カテドラルに関しては、デビュー当時からその圧倒的な耽美性とダークな世界観に熱狂し、バンド仲間と“Midnight Mountain”なんかもコピーするくらいハマっていた時期があったが、アルバム発表ごとに音楽性がゆるく散漫になっていき、『SUPER NATURAL BIRTH MACHINE』の時点で見限ってしまった。
だからカテドラルのアルバムを買ったのは実に17年ぶりとなる。

で、どうだったかというと、これまでのカテドラルの音楽を総括したような(って、初期4枚くらいしか聴いていない私が言うのもなんだが)、いかにも最期らしいよくできた作品ではあるとは思うが、「無難な作品」ってところ。

1stの曲調を意識しているのはなんとなくわかるが、やはり『IN MEMORIAM』、『この森の静寂の中で』で打ち出したあの鬱屈したドゥーミーな世界観には残念ながら及んではいない。
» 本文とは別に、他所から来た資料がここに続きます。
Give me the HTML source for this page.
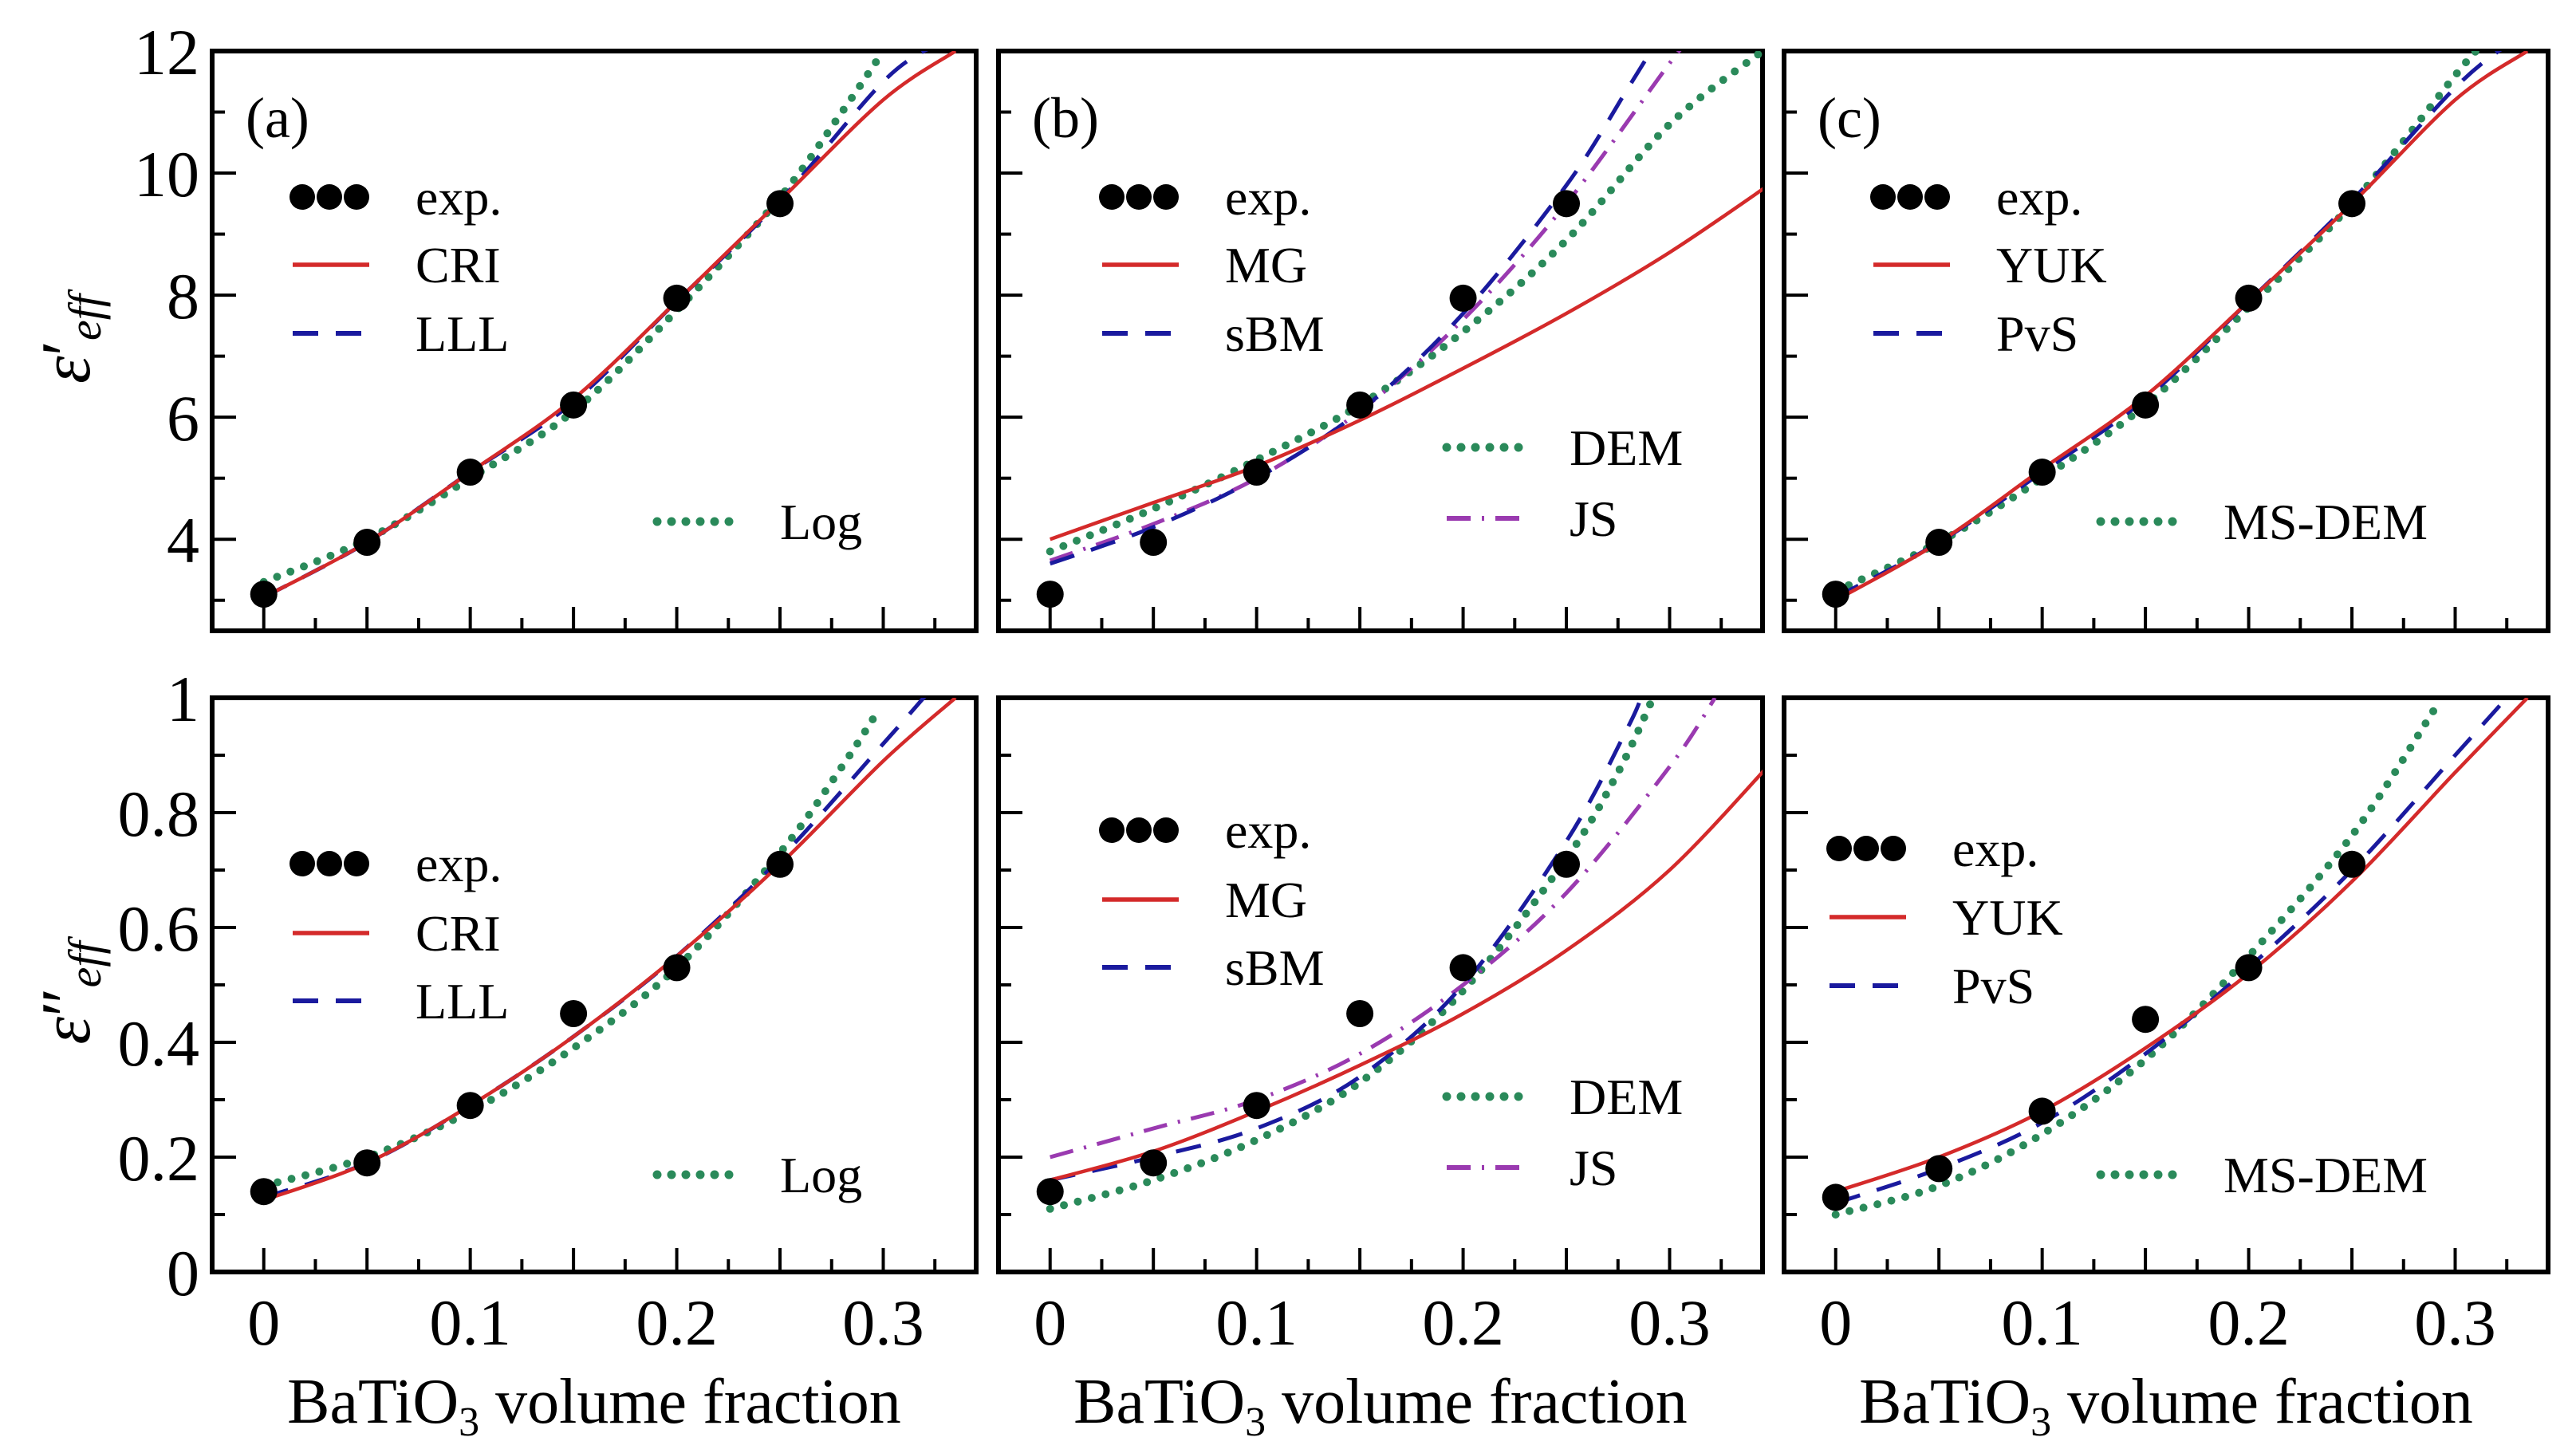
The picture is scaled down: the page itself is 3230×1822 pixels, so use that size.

まぁ今のカテドラルにあの頃の音を求めること自体ヤボであったかと。
てか、リー・ドリアンはもう、納骨堂から聞こえてきそうな、オバケじみた呻き声ともいえるあのヴォーカリゼーションは再現できないのかな?




まぁ2nd以降の作品は、「それ“モビー・ディック”のフレーズまんまパクってるだけやんけ!!」ってつっこみたくなるような単なる70年代ごっこ的ニュアンスのものが目立つようになってきて、ストーナーロックとしてはその姿勢は間違ってはいないけれど、ドゥームメタルとしては軟い以外のなにものでもなくなって、人間椅子や、後に聴いたCELTIC FROSTの作品などの方がよっぽどドゥーミーなサウンドを確立していたと思われる。

ただ、スピードを極端にまで押し殺した、メタルファンですら首をかしげるような、およそ健全な精神の持ち主が聴く音楽ではない“ドゥームメタル”なるものを、メインストリートに押し上げたカテドラルの功績はデカいといえる。
私とて2nd『ETERNAL MIRROR』のとっつきやすさがキッカケでカテドラルにハマった口だ。
ブラック・サバスのフォロワーというだけにとどまらず、70年代ハード・ロックやプログレッシヴ・ロックへの飽くなき憧憬のもと、どんどんドゥームメタルの可能性を広げていったその意欲には敬意を払いたい。
本作でも、大々的にキーボードやメロトロンがフィーチャーされた“監視眼”などは、ドゥーミーなポテンシャルを維持しつつ、完全なるプログレ志向に根差した大作に仕上がっている。

ジャケットはミニアルバム『SOUL SACRIFICE』のアートワークを意識したかと思われるが、正直『STATIC MAGIC』以来のショボさ加減である。
歌詞カードを広げると、カテドラル専属画家デイヴ・パチェット描くあの魑魅魍魎のアートワークが広がっていたのが救い。
中央のカリメロみたいなクリーチャーがカテドラル(大司教)ってことでOK?





初期の陶酔感はないが、非の打ちどころのない唯一無二の典型的カテドラルソング。
ギャリーの年季の入った粘着質なギターワークが秀逸。
これがカテドラル最後の映像となってしまうのか?



最期にR.I.P.といいたいが、およそ安らかに眠れそうな音楽ではない。